Jaded: The end result of having a steady flow of negative experiences, disappointment, and unfulfillment fed into a person where they get to the point where their anger circuits just sort of burnout and they accept disillusionment. [Torsha Karmakar]
Becoming jaded is not exclusive to young love. This state of being has the ability to spread its tentacles far and wide to consume every aspect of our lives. Jadedness comes first from a place engulfed by complacency. You go through the same ol’ thing time and time again. What was once exciting and new, has now morphed into something dull. We grow tired, bored, and restless. Before long you might even become resentful, uninterested, and eventually cynical.
So often it all starts with something we actually quite like – take for instance, young love. At first everything is awesome because it’s new and you’re constantly learning about one another and experiencing new things together. Over time, though, it all can become rather routine. The reality of the situation reveals its face and you are forced to make a decision. Perhaps you weren’t meant to be together and it’s time to part ways. But you’re a changed person. It’s too late, you already made yourself vulnerable and revealed yourself in a way you sort of wish you could take back. Why? Because then maybe the hurt wouldn’t be the same.
So, instead, what you do is take all of that vulnerability, all of those memories and stow them away. You put up a wall and you become “stronger” (at least that’s what you tell yourself). When, in reality, if you don’t deal with what you’re going through, you become jaded instead of stronger. J-A-D-E-D. Cynical. In my opinion, you slip into a bit of denial. You conjure feelings of resentment or regret and you start the blame game. Things begin to get painted in a negative light. So what you do is vow never to make the same mistakes again — you’ll never go down that same road again.

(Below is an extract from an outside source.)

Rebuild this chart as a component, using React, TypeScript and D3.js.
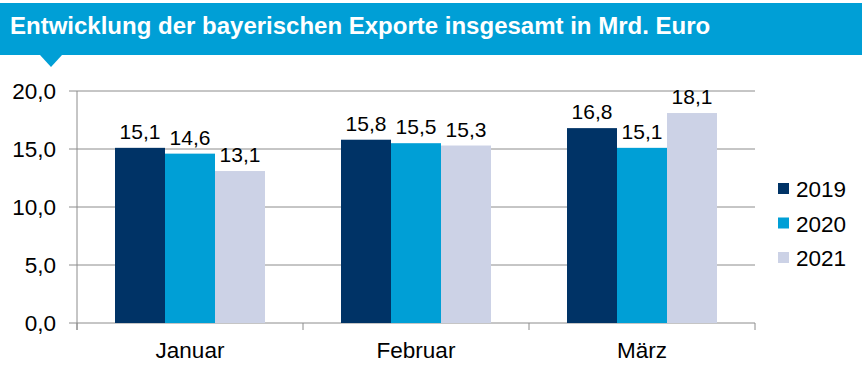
import React from "react";
import * as d3 from "d3";

const categories = ["Januar", "Februar", "März"];
const seriesNames = ["2019", "2020", "2021"];
const values2019 = [15.1, 15.8, 16.8];
const values2020 = [14.6, 15.5, 15.1];
const values2021 = [13.1, 15.3, 18.1];
const yTicks = [0, 5, 10, 15, 20];
const colors = ["#003366", "#009fd6", "#ccd2e6"];
const title = "Entwicklung der bayerischen Exporte insgesamt in Mrd. Euro";

const W = 862, H = 386;
const left = 77, right = 755, top = 91, bottom = 323;
const fmt = (v: number) => v.toFixed(1).replace(".", ",");

export default function App() {
  const series = [values2019, values2020, values2021];
  const x = d3.scaleBand<string>().domain(categories).range([left, right]).paddingInner(0).paddingOuter(0);
  const groupW = 150;
  const xi = d3.scaleBand<string>().domain(seriesNames).range([0, groupW]);
  const y = d3.scaleLinear().domain([0, 20]).range([bottom, top]);
  const font = "'Liberation Sans', Arial, sans-serif";
  const bounds = [...categories.map((c) => x(c)!), right];
  return (
    <svg width={W} height={H} style={{ position: "absolute", left: 0, top: 0, background: "#fff" }}>
      <rect x={0} y={3} width={W} height={52} fill="#009fd6" />
      <path d="M40,55 L62,55 L51,67 Z" fill="#009fd6" />
      <text x={10} y={34} fill="#fff" fontFamily={font} fontWeight="bold" fontSize={24}>{title}</text>
      {yTicks.map((t) => (
        <g key={t}>
          <line x1={69} x2={right} y1={y(t)} y2={y(t)} stroke="#8c8c8c" strokeWidth={1} />
          <text x={56} y={y(t) + 7.5} textAnchor="end" fontFamily={font} fontSize={22.5} fill="#000">{fmt(t)}</text>
        </g>
      ))}
      <line x1={left} x2={left} y1={top} y2={330} stroke="#8c8c8c" />
      {bounds.map((b, i) => (
        <line key={i} x1={b} x2={b} y1={bottom} y2={330} stroke="#8c8c8c" />
      ))}
      {categories.map((c, ci) => {
        const gx = x(c)! + (x.bandwidth() - groupW) / 2;
        return (
          <g key={c}>
            {seriesNames.map((s, si) => {
              const v = series[si][ci];
              const bx = gx + xi(s)!;
              return (
                <g key={s}>
                  <rect x={bx} y={y(v)} width={xi.bandwidth()} height={bottom - y(v)} fill={colors[si]} />
                  <text x={bx + xi.bandwidth() / 2} y={y(v) - 9} textAnchor="middle" fontFamily={font} fontSize={21} fill="#000">{fmt(v)}</text>
                </g>
              );
            })}
            <text x={x(c)! + x.bandwidth() / 2} y={358} textAnchor="middle" fontFamily={font} fontSize={22.5} fill="#000">{c}</text>
          </g>
        );
      })}
      {seriesNames.map((s, i) => (
        <g key={s}>
          <rect x={778} y={183 + i * 34.5} width={11} height={11} fill={colors[i]} />
          <text x={796} y={197 + i * 34.5} fontFamily={font} fontSize={22.5} fill="#000">{s}</text>
        </g>
      ))}
    </svg>
  );
}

Don’t get me wrong, it’s a great thing to learn from our past and decipher what’s best for us. However, it’s also important for us to deal with our emotions and circumstances. If we bury those feelings, we are only compounding the problem for the future. Making ourselves vulnerable is scary, but it’s a good place to be in order to mold ourselves into something better.
In this life, we can easily become jaded by so many things: relationships, jobs, circumstances. It’s a normal reaction to want to close yourself off from something that has burned you in the past. But how can we experience the fullness of anything in this life if we close part of ourselves off from receiving it in the future? If we’re building a wall and guarding ourselves from something, how are we going to be able to receive what our hearts truly desire?
Jaded or recreated? One is of death and the other is of life. The choice is yours to make.